Hersant peut encore convoiter deux ou trois proies régionales, „La Liberté”, „Le Nouvelliste”... „La Liberté” n’est pas dans une situation très agréable, en effet, car elle est placée entre deux groupes très forts, Tamedia et la SSR où travaillent beaucoup de journalistes, des gens très influents. Ces deux dernières entités peuvent très bien s’accorder sur certains projets, définir une stratégie internet commune. Elle peuvent aussi influer sur les tarifs publicitaires, contraignant „La Liberté” à accepter des tarifs bradés. „La Liberté” pourrait alors être tentée de faire le pas et se rendre à Hersant.
Vous verriez vraiment cela? Oui, il est très important que „La Liberté” existe encore dans vingt ans, car elle est une voix importante dans le concert romand. Mieux vaut Hersant que disparaître.
Les articles doivent être des œuvres d’art
„la télé” (Vaud-Fribourg) sera-t-elle de taille à concurrencer la TSR? Non. Une télévision locale peut donner des informations et des programmes distrayants. Mais elle restera toujours complémentaire. Les gens sélectionnent, ils zappent sur les chaînes étrangères. „la télé” prendra certes une petite part du gâteau publicitaire, mais sans déranger la TSR dont les véritables concurrents sont les chaînes françaises. Le véritable défi pour la TSR, ce sont les programmes qui font de l’argent avec la qualité.

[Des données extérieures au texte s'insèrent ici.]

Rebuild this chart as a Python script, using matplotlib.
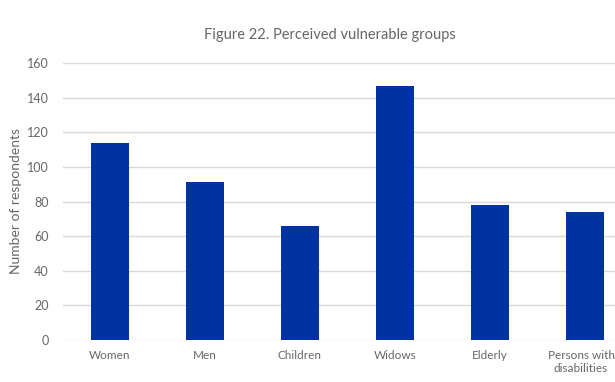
import numpy as np
import matplotlib
matplotlib.use('Agg')
import matplotlib.pyplot as plt
import matplotlib.transforms as mtransforms

groups = ['Women', 'Men', 'Children', 'Widows', 'Elderly', 'Persons with\ndisabilities']
respondents = [114, 91, 66, 147, 78, 74]
yticks = [0, 20, 40, 60, 80, 100, 120, 140, 160]

plt.rcParams['font.family'] = ['Lato', 'DejaVu Sans']
text_col = '#666666'

fig = plt.figure(figsize=(6.15, 3.82), dpi=100)
# plot area runs slightly past the right edge of the figure
ax = fig.add_axes([62.5 / 615, 42 / 382, 570 / 615, 277 / 382])

x = np.arange(len(groups))
ax.bar(x, respondents, width=0.4, color='#0033a0', zorder=3)

ax.set_xlim(-0.5, len(groups) - 0.5)
ax.set_ylim(0, 160)
ax.set_yticks(yticks)
ax.set_xticks(x)
ax.set_xticklabels(groups, fontsize=8.5, color=text_col, linespacing=1.25)
ax.tick_params(axis='y', labelsize=9, labelcolor=text_col, length=0, pad=10)
ax.tick_params(axis='x', length=0, pad=7)
ax.grid(axis='y', color='#d9d9d9', linewidth=1, zorder=0)
for s in ax.spines.values():
    s.set_visible(False)

# keep the last label inside the figure
last = ax.get_xticklabels()[-1]
last.set_transform(last.get_transform() + mtransforms.ScaledTranslation(-4 / 100, 0, fig.dpi_scale_trans))

ax.set_ylabel('Number of respondents', fontsize=10, color=text_col, va='center')
ax.yaxis.set_label_coords(16 / 615, (42 + 277 / 2) / 382, transform=fig.transFigure)

fig.text(330 / 615, 1 - 35 / 382, 'Figure 22. Perceived vulnerable groups',
         fontsize=10.5, color=text_col, ha='center', va='center')

plt.savefig('out.png', dpi=100)
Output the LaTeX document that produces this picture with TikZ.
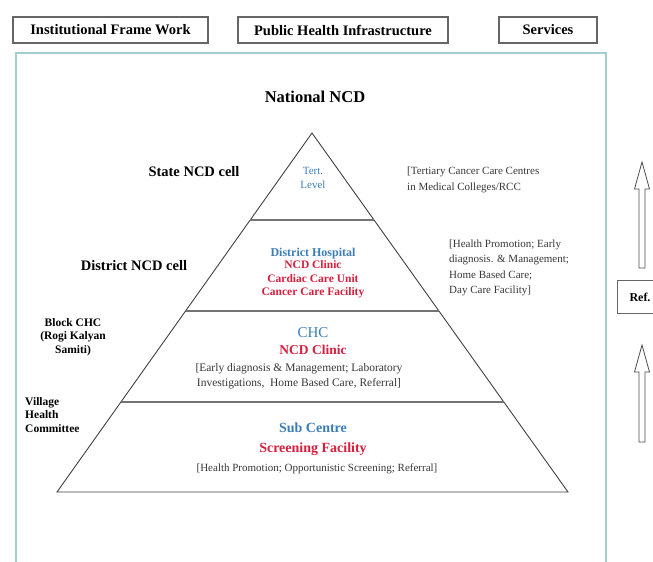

La qualité, il est temps que nous en parlions, en effet! Les éditeurs réaffirment sans arrêt qu’ils entendent garder la qualité tout en réduisant les postes de rédacteurs. C’est illusoire et faux. Comme si les médias s’étaient signalés jusqu’ici par une qualité au-dessus du lot! Les éditeurs présentent les synergies, les collaborations, comme des solutions à la crise mais on ne peut pas tout fusionner. On aura toujours besoin de journalistes compétents. Or seule la spécialisation garantit la qualité des textes. Les regroupements restent possibles dans le marketing, la publicité, la distribution, l’impression. Mais sur le plan rédactionnel, ce qui compte, c’est l’originalité et la diversité. Les articles doivent être des œuvres d’art.
D’autres modèles vont bientôt remplacer les journaux gratuits
Les recettes de la plupart des journaux dépendent de la publicité à plus de 60%. Combien de temps ce modèle tiendra-t-il encore? On peut changer le modèle dans deux directions même si celles-ci ne s’avèrent pas très réalistes. La première, ce sont les subventions étatiques. A deux reprises dans un passé relativement récent, le Parlement s’est prononcé à ce sujet, la première fois en 1986, la deuxième il y a quelques années, suite à une initiative constitutionnelle d’Andreas Gross. Chaque fois, les députés ont fini par dire non. On n’est jamais arrivé à une solution. La deuxième direction est la création d’une fondation. Dans cette hypothèse, les éditeurs inviteraient les personnes fortunées à soutenir une presse libre et forte dans l’esprit de la démocratie. Mais je ne suis pas sûr qu’ils veuillent le faire.
Pourquoi pas? La tendance à la presse gratuite, qu’il s’agisse des journaux ou des télévisions privées, ne milite pas en faveur d’une telle solution. Les gens ne sont pas d’accord de payer le prix réel d’un numéro de journal, soit 10 francs, encore moins l’abonnement à 1000 francs par année. Il est impossible de demander cela au lecteur. Or seuls l’Etat ou la fondation peuvent changer le modèle des recettes basées en grande partie sur la publicité.
Donc le modèle de la presse gratuite va continuer à prendre de l’ampleur. En Suisse, oui, car la presse gratuite n’a pas encore exploité toutes les zones de conquête. Elle peut encore intégrer d’autres régions dans sa stratégie de distribution. Dans d’autres pays, en revanche, les journaux gratuits sont déjà en crise. Cela signifie qu’ils ne sont peut-être pas les modèles pour le futur et qu’ils appartiendront à une époque. D’autres modèles pourraient bientôt les remplacer, l’Iphone en est un. L’important est surtout que les journalistes et les éditeurs martèlent l’argument suivant: l’information n’est pas gratuite, elle a son prix! Sans relâche, il faut balayer l’idée que l’information peut se recevoir sans que l’on doive la payer. C’est un travail continu qui nécessite de la ténacité dans l’argumentation. En effet, comment contredire les gens qui se demandent pourquoi ils devraient résister aux journaux gratuits alors qu’ils les ont sous la main? Pourquoi demander une facture si je peux lire mon journal sur internet?
Qui faut-il convaincre? D’abord les éditeurs. Ensuite les politiciens, la Poste, les responsables d’internet. A la fin, c’est au peuple de réagir, car le porte-monnaie lui appartient.